TASK STATEMENT
Return only the lines from the top of the data down to the one that holds "const pct75 = 75;", both included, without any pictures.

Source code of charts
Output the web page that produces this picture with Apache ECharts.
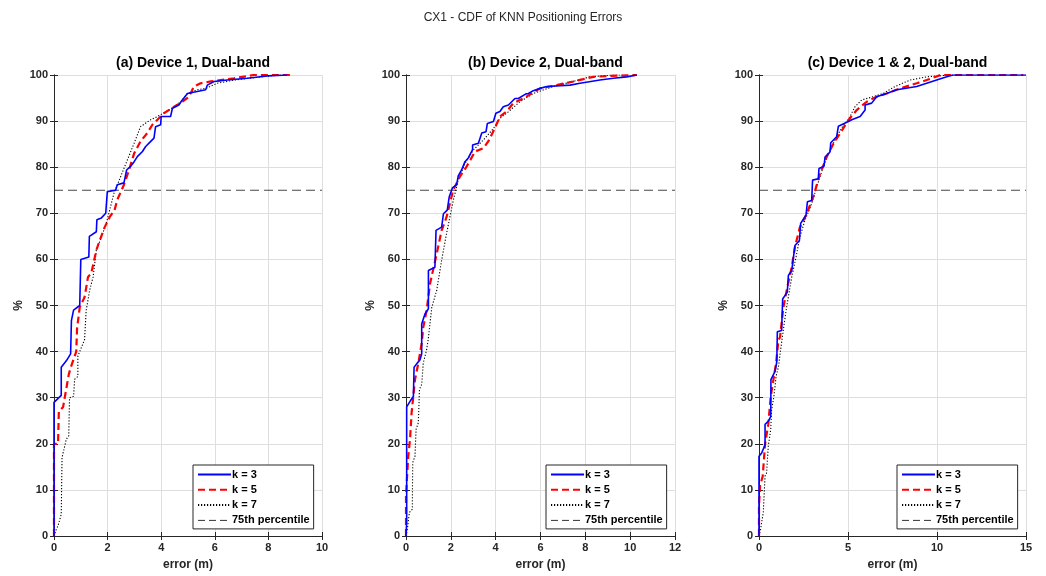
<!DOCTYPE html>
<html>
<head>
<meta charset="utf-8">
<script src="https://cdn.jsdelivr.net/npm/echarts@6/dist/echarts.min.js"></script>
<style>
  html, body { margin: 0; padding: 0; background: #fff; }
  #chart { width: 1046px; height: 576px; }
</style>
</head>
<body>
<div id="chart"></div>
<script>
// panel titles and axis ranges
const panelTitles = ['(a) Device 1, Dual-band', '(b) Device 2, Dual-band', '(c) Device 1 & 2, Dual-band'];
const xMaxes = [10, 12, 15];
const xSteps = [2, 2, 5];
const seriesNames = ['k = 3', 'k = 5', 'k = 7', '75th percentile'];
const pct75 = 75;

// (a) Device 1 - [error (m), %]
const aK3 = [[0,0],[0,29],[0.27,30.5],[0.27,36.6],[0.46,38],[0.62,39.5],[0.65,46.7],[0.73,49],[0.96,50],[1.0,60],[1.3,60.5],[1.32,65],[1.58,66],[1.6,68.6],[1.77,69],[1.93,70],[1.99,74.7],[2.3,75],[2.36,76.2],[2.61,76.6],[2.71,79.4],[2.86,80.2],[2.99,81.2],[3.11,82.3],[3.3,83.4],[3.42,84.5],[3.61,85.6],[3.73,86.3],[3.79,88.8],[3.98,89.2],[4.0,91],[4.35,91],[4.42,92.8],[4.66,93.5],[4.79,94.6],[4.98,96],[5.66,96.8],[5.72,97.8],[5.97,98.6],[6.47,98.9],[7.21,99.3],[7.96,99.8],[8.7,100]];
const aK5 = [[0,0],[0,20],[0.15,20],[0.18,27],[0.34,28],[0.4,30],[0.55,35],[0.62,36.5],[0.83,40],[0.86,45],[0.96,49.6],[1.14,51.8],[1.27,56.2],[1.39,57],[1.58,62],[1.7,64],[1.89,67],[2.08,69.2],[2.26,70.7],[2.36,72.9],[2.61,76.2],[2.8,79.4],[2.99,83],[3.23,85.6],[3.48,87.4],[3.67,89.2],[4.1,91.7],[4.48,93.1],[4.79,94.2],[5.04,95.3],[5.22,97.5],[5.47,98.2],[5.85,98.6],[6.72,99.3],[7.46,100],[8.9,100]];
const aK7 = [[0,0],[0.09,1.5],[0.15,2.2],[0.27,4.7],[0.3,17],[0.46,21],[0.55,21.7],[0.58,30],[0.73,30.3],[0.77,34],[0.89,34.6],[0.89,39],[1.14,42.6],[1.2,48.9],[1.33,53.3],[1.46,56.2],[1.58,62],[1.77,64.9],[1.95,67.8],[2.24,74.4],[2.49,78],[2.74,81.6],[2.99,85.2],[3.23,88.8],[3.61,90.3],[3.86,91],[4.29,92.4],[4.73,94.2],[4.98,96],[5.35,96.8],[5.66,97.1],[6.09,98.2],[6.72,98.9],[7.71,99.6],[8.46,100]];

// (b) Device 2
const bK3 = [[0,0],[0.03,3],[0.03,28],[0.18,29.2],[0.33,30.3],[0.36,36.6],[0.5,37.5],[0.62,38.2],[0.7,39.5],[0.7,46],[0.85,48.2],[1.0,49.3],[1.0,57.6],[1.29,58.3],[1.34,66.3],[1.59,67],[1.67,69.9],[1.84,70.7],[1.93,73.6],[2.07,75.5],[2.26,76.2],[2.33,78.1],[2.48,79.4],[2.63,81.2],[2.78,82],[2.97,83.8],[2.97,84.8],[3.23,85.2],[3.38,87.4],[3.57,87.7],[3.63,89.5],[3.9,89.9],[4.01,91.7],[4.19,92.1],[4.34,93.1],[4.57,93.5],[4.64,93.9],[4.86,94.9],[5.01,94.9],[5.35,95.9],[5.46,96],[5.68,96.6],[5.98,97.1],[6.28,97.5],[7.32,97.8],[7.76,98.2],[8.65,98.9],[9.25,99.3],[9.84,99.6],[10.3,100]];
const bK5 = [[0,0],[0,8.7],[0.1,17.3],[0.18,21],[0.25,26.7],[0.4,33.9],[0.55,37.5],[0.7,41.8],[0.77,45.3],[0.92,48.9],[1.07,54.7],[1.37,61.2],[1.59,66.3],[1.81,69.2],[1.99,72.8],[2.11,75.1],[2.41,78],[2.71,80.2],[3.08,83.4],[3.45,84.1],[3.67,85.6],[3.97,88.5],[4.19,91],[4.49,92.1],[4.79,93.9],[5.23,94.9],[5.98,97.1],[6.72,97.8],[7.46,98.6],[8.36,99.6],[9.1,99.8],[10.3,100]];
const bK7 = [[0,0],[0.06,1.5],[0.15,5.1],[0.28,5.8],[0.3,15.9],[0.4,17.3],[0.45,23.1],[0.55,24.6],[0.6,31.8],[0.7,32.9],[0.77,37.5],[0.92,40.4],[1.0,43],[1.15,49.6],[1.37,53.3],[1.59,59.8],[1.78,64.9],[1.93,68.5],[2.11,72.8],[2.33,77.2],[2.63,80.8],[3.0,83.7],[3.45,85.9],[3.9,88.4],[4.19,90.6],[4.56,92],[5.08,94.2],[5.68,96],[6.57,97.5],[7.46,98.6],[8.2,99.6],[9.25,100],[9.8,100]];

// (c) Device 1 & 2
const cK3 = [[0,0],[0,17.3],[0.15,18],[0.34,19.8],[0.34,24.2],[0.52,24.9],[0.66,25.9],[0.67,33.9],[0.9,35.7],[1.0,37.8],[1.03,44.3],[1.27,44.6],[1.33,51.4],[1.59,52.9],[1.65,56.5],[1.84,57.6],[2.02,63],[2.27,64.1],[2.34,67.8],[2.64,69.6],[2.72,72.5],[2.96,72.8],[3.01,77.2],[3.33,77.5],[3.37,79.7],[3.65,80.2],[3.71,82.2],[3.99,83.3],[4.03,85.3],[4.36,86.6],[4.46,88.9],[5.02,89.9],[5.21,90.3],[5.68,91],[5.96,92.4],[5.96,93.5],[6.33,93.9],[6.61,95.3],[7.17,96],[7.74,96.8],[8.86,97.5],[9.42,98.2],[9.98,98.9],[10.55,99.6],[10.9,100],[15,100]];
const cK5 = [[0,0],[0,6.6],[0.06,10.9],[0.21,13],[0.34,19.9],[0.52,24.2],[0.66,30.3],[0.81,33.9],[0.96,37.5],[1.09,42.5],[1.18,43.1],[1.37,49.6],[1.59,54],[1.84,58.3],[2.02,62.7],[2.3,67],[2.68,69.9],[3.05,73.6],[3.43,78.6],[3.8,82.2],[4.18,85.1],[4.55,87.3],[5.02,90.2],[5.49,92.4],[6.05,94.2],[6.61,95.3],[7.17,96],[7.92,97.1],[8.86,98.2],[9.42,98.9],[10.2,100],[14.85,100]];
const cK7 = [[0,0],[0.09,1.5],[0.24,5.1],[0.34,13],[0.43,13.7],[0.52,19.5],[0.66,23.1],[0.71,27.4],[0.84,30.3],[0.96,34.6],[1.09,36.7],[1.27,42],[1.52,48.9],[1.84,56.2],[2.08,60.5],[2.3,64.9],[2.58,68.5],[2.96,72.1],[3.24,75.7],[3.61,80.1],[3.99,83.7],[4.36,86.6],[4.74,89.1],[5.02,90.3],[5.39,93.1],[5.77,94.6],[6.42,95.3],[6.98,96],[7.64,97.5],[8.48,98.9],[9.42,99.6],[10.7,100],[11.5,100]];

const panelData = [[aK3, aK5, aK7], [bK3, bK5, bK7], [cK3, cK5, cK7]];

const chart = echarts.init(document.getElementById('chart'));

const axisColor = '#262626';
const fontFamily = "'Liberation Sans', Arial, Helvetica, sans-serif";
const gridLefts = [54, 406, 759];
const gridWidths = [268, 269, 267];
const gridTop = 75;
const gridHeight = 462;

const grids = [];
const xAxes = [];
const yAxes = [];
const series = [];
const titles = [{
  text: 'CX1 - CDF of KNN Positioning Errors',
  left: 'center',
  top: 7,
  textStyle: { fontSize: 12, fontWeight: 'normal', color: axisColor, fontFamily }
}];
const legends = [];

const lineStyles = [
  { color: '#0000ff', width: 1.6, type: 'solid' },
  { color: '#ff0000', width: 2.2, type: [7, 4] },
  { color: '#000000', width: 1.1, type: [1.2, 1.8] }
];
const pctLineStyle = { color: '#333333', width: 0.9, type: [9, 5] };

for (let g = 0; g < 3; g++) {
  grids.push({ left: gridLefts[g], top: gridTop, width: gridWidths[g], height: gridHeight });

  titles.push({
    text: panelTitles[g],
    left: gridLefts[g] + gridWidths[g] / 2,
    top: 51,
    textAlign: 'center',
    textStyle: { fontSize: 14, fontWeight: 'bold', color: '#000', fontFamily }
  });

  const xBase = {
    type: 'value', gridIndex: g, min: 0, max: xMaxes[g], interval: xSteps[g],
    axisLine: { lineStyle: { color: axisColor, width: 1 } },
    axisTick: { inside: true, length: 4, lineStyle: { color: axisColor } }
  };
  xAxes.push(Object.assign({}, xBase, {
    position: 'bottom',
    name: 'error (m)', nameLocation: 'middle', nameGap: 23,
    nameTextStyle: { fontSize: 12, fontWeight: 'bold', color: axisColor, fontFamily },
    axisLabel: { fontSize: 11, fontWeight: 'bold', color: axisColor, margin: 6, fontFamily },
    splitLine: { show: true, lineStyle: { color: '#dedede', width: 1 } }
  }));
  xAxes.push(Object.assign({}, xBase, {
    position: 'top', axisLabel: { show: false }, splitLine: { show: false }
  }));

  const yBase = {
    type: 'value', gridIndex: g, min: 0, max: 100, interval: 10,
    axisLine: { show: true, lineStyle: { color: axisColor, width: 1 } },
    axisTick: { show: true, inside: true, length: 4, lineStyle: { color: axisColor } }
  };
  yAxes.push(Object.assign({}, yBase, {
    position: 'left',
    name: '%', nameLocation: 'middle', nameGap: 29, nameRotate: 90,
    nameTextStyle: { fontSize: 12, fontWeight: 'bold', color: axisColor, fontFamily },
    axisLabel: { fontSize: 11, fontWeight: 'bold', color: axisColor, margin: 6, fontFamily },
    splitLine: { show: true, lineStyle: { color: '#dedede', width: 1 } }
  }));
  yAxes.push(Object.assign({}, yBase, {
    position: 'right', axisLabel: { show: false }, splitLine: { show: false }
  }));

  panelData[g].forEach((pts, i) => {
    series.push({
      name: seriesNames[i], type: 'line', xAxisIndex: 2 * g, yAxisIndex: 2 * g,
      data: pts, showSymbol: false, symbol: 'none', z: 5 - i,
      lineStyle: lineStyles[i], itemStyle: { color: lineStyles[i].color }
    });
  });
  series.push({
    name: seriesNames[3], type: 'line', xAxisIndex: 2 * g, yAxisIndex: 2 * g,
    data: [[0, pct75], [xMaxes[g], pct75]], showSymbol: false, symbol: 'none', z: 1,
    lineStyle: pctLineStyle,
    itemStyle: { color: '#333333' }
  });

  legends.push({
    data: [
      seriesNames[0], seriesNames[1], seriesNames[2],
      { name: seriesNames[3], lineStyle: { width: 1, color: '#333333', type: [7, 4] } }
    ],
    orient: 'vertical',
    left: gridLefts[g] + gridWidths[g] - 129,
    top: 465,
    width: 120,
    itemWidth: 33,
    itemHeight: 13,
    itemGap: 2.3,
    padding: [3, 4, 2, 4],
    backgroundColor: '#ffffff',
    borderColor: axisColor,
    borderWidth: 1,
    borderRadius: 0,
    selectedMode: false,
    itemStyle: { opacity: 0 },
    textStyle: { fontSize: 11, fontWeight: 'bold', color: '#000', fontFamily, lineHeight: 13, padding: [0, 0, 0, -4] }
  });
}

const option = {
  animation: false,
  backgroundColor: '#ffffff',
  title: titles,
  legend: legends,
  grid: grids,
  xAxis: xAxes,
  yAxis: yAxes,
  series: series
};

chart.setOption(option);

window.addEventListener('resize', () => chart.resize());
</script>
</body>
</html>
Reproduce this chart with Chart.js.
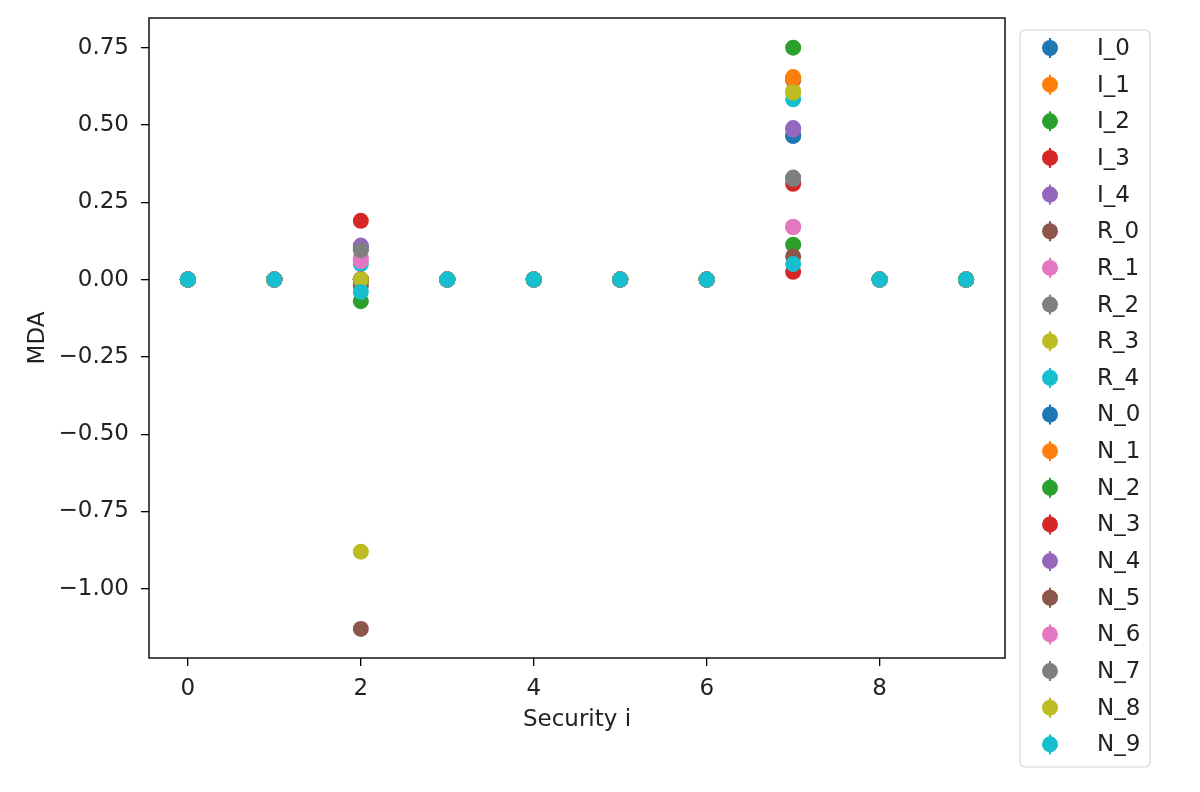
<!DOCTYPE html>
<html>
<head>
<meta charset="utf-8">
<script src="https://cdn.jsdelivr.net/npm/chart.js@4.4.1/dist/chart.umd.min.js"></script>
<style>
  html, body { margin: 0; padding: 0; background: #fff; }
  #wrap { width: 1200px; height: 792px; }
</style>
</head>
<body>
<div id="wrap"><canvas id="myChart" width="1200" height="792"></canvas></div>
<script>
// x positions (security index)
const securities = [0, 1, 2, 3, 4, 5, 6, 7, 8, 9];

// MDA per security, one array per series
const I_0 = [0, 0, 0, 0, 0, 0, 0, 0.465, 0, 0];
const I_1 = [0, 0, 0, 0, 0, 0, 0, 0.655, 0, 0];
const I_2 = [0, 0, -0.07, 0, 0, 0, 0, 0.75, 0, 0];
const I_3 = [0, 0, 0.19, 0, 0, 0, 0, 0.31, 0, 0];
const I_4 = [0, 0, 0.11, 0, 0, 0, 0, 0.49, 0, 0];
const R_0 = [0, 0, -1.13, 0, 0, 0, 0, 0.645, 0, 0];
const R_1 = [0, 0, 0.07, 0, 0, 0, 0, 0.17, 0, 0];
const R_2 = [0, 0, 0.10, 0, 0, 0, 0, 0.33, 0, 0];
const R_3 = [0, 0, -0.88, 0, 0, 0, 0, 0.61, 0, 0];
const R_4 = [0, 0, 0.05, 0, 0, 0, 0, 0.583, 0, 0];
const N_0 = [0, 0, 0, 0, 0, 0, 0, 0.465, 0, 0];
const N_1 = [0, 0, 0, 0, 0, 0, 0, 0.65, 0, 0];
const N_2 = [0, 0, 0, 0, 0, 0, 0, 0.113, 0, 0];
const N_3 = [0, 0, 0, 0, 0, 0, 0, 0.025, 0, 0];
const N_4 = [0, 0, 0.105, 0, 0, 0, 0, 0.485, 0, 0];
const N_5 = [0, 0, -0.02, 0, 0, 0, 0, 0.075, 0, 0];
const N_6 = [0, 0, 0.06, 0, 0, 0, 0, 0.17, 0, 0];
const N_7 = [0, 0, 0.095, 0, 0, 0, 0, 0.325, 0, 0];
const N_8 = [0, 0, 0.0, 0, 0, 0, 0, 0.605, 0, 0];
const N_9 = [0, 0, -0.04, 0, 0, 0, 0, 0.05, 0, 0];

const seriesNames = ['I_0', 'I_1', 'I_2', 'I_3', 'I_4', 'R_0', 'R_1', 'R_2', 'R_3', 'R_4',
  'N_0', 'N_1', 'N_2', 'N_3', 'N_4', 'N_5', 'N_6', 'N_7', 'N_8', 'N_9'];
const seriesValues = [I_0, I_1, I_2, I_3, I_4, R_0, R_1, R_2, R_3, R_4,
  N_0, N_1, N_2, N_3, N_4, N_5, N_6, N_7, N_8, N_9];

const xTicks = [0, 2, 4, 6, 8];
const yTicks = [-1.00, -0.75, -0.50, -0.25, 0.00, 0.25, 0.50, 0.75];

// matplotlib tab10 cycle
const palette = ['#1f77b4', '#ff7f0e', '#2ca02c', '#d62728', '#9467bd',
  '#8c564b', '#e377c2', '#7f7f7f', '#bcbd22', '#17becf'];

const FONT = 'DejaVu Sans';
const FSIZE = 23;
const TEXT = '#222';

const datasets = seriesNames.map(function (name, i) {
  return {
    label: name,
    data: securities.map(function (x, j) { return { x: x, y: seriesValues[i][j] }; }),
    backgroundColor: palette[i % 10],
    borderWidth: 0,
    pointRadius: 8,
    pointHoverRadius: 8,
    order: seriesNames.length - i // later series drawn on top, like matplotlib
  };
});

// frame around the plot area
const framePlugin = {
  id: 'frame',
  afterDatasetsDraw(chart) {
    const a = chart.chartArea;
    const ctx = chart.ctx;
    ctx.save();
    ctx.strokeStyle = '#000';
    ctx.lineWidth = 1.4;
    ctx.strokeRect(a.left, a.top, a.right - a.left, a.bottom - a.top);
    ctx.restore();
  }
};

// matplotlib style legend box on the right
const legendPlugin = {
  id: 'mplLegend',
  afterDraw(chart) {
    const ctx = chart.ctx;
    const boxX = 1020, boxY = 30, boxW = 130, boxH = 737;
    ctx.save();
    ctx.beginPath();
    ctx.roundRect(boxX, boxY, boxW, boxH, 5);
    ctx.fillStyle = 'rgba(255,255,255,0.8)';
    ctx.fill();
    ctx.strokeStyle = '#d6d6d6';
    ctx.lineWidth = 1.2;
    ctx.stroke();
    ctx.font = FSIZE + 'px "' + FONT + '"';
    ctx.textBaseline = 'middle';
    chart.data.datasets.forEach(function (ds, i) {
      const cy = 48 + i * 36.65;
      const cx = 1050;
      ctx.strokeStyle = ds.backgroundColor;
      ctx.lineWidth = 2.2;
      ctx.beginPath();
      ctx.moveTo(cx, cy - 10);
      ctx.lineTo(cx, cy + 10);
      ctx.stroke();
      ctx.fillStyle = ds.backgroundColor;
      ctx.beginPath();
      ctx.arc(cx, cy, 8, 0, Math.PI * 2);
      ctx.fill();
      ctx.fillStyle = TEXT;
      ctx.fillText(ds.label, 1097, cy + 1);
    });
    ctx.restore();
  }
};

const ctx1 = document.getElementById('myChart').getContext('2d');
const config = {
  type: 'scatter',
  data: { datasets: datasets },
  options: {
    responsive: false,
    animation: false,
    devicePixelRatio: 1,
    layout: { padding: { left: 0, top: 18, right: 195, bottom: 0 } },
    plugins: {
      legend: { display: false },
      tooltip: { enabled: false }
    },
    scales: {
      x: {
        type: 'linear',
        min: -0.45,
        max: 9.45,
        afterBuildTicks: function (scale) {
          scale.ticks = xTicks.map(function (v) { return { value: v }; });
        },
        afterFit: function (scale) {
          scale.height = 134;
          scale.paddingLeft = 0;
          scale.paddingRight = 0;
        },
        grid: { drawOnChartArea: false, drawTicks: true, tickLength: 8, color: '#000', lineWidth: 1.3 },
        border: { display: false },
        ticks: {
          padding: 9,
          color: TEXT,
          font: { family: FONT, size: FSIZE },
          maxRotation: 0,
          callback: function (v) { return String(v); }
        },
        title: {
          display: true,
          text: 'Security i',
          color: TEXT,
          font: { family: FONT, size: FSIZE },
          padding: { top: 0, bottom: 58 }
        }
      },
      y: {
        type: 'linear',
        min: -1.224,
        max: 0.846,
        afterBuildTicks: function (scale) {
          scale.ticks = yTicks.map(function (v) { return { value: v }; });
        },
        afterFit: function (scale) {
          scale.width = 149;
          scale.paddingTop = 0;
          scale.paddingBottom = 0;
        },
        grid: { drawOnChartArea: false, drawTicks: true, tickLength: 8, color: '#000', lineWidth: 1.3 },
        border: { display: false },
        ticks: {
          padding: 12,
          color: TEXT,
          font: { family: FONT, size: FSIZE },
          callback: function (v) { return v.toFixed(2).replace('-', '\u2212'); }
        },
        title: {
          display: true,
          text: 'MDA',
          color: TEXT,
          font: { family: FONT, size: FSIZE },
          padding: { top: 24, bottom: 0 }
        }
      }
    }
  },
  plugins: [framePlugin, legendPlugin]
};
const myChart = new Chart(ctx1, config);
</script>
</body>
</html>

CORRECT OUTPUT
Output the web page that produces this picture with Apache ECharts.
<!DOCTYPE html>
<html>
<head>
<meta charset="utf-8">
<script src="https://cdn.jsdelivr.net/npm/echarts@6/dist/echarts.min.js"></script>
<style>
  html, body { margin: 0; padding: 0; background: #fff; }
  #chart { width: 1046px; height: 576px; }
</style>
</head>
<body>
<div id="chart"></div>
<script>
// panel titles and axis ranges
const panelTitles = ['(a) Device 1, Dual-band', '(b) Device 2, Dual-band', '(c) Device 1 & 2, Dual-band'];
const xMaxes = [10, 12, 15];
const xSteps = [2, 2, 5];
const seriesNames = ['k = 3', 'k = 5', 'k = 7', '75th percentile'];
const pct75 = 75;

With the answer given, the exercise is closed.